For large $n$, we also observe that:

$$\frac{f(n)}{f(n-2)} = \frac{f(n)}{f(n-1)}\frac{f(n-1)}{f(n-2)} \rightarrow x^2$$

as $n$ gets big. This comes from multiplying $f(n)/f(n-2)$ by $f(n-1)/f(n-1)$ and rearranging.

If $x$ exists, then $x^2 - x - 1 \rightarrow 0$. Using the quadratic equation, the only solution greater than one is

$$x = \frac{1 + \sqrt{5}}{2} \approx 1.618$$

This expression also has the name $\phi$. What does this say about the growth rate of the Fibonacci sequence? It is exponential, with $f(n) = \Theta(\phi^n)$. More precisely, $f(n)$ converges to

$$\frac{\phi^n - (1 - \phi)^n}{\sqrt{5}}$$

Example: Building a heap

Our next example models the cost of the algorithm to build a heap. You should recall that to build a heap, we first heapify the two subheaps, then push down the root to its proper position. The cost is:

$$f(n) \leq 2f(n/2) + 2 \log n$$

Let us find a closed form solution for this recurrence. We can expand the recurrence a few times to see that

$$\begin{eqnarray*} f(n) & \leq & 2f(n/2) + 2 \log n \\ & \leq & 2[2f(n/4) + 2 \log n/2] + 2 \log n \\ & \leq & 2[2(2f(n/8) + 2 \log n/4) + 2 \log n/2] + 2 \log n \end{eqnarray*}$$

We can deduce from this expansion that this recurrence is equivalent to following summation and its derivation:

$$\begin{eqnarray*} f(n) & \leq & \sum_{i=0}^{\log n -1} 2^{i+1} \log(n/2^i) \\ & = & 2 \sum_{i=0}^{\log n -1} 2^i (\log n - i) \\ & = & 2 \log n \sum_{i=0}^{\log n -1} 2^i - 4 \sum_{i=0}^{\log n -1} i 2^{i-1} \\ & = & 2 n \log n - 2 \log n - 2 n \log n + 4n -4 \\ & = & 4n - 2 \log n - 4 \end{eqnarray*}$$

Example: Using the Master Theorem

Apply the Master Theorem to solve

$$\mathbf{T}(n) = 3\mathbf{T}(n/5) + 8n^2$$

Because $a=3$, $b=5$, $c=8$, and $k=2$, we find that $3<5^2$. Applying case (3) of the theorem, $\mathbf{T}(n) = \Theta(n^2)$.
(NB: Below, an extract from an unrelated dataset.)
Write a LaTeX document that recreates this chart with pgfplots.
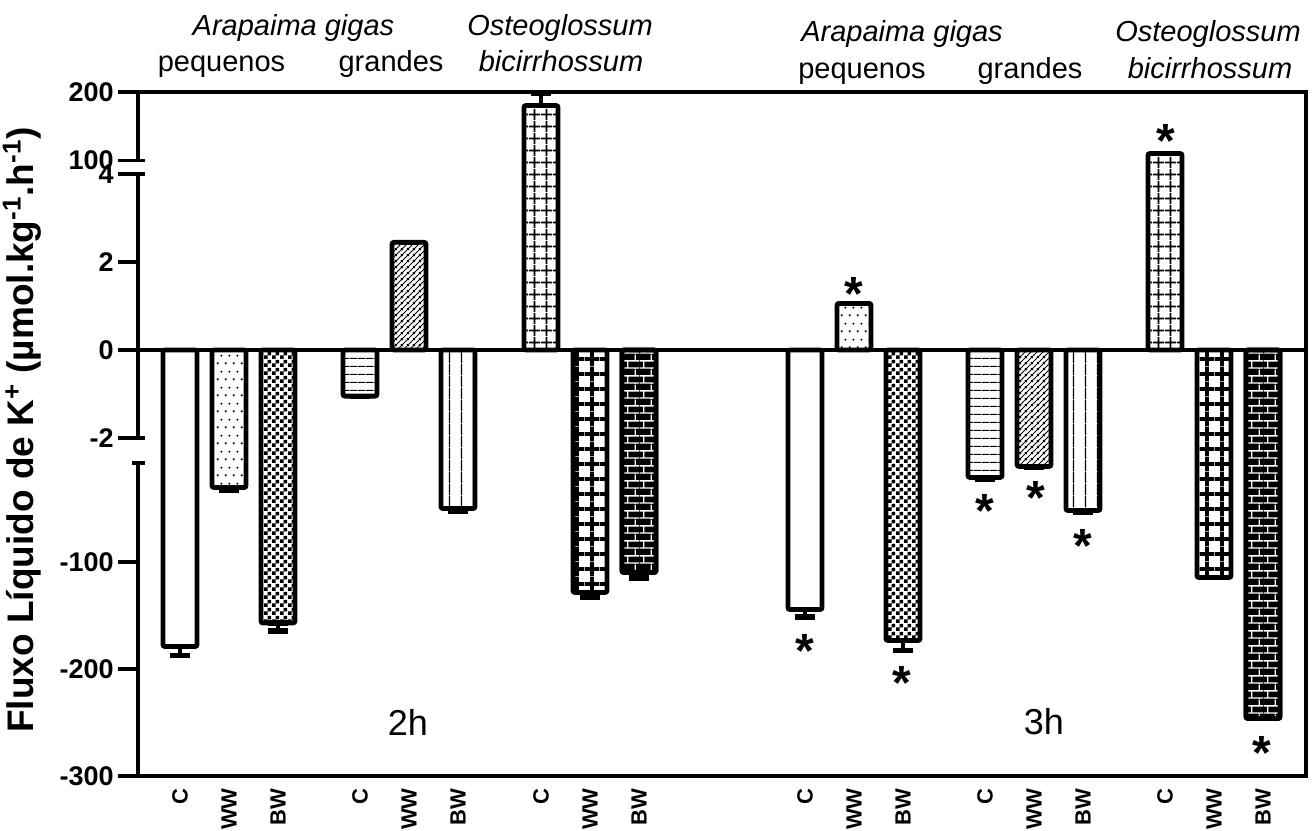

Example: Master Theorem for Mergesort

Use the Master Theorem to solve the recurrence relation for Mergesort:

$$\begin{eqnarray} \mathbf{T}(n) &=& 2\mathbf{T}(n/2) + n \\ \mathbf{T}(1) &=& 1 \end{eqnarray}$$

Because $a=2$, $b=2$, $c=1$, and $k=1$, we find that $2 = 2^1$. Applying case (2) of the theorem, $\mathbf{T}(n) = \Theta(n \log n)$.